While git-annex does checksum files by default, there
is a [[WORM_backend|backends]] available that avoids the checksumming
overhead, so you can add new, enormous files, very fast. This also
allows it to be used on systems with very slow disk IO.
* Memory usage should be constant. This is a "should", because there
can sometimes be leaks (and this is one of haskell's weak spots),
but git-annex is designed so that it does not need to hold all
the details about your repository in memory.
The one exception is that [[todo/git-annex_unused_eats_memory]],
because it *does* need to hold the whole repo state in memory. But
that is still considered a bug, and hoped to be solved one day.
Luckily, that command is not often used.
* Many files can be managed. The limiting factor is git's own
limitations in scaling to repositories with a lot of files, and as git
improves this will improve.
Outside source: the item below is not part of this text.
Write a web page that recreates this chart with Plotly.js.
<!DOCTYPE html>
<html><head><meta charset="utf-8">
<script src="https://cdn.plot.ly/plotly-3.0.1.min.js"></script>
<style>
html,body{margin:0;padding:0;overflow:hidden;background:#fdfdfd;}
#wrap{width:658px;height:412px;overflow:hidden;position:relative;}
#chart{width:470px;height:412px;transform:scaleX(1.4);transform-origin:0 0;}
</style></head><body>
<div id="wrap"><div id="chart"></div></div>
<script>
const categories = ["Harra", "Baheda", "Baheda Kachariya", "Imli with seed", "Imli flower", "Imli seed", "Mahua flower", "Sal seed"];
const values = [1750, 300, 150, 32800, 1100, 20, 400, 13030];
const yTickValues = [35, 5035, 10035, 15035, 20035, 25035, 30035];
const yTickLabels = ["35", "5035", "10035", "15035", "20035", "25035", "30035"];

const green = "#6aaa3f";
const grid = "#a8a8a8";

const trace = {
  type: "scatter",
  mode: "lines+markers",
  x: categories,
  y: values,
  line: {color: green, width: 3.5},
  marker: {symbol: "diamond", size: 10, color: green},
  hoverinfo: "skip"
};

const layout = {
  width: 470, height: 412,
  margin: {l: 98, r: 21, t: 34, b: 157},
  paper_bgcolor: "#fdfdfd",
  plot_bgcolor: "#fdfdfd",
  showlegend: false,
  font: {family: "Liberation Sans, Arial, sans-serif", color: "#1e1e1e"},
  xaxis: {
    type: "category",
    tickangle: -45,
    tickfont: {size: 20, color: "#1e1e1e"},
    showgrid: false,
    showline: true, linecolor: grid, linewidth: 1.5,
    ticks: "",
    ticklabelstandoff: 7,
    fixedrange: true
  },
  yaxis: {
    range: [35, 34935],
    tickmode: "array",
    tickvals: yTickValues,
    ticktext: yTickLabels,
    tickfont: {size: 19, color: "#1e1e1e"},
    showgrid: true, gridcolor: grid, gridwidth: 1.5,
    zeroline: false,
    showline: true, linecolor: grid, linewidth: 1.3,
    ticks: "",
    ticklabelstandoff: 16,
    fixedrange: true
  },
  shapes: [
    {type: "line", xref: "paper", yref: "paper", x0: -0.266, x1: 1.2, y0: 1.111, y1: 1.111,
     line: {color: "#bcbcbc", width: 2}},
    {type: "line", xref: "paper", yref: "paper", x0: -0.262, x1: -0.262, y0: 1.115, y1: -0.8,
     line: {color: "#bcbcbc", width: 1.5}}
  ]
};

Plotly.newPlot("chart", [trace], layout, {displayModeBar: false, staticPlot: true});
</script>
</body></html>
Scaling to hundreds of thousands of files
is not a problem, scaling beyond that and git will start to get slow.
To some degree, git-annex works around inefficiencies in git; for
example it batches input sent to certain git commands that are slow
when run in an enormous repository.
* It can use as much, or as little bandwidth as is available. In
particular, any interrupted file transfer can be resumed by git-annex.
## scalability tips
* If the files are so big that checksumming becomes a bottleneck, consider
using the [[WORM_backend|backends]]. You can always `git annex migrate`
files to a checksumming backend later on.
* If you're adding a huge number of files at once (hundreds of thousands),
you'll soon notice that git-annex periodically stops and say
"Recording state in git" while it runs a `git add` command that
becomes increasingly expensive. Consider adjusting the `annex.queuesize`
to a higher value, at the expense of it using more memory.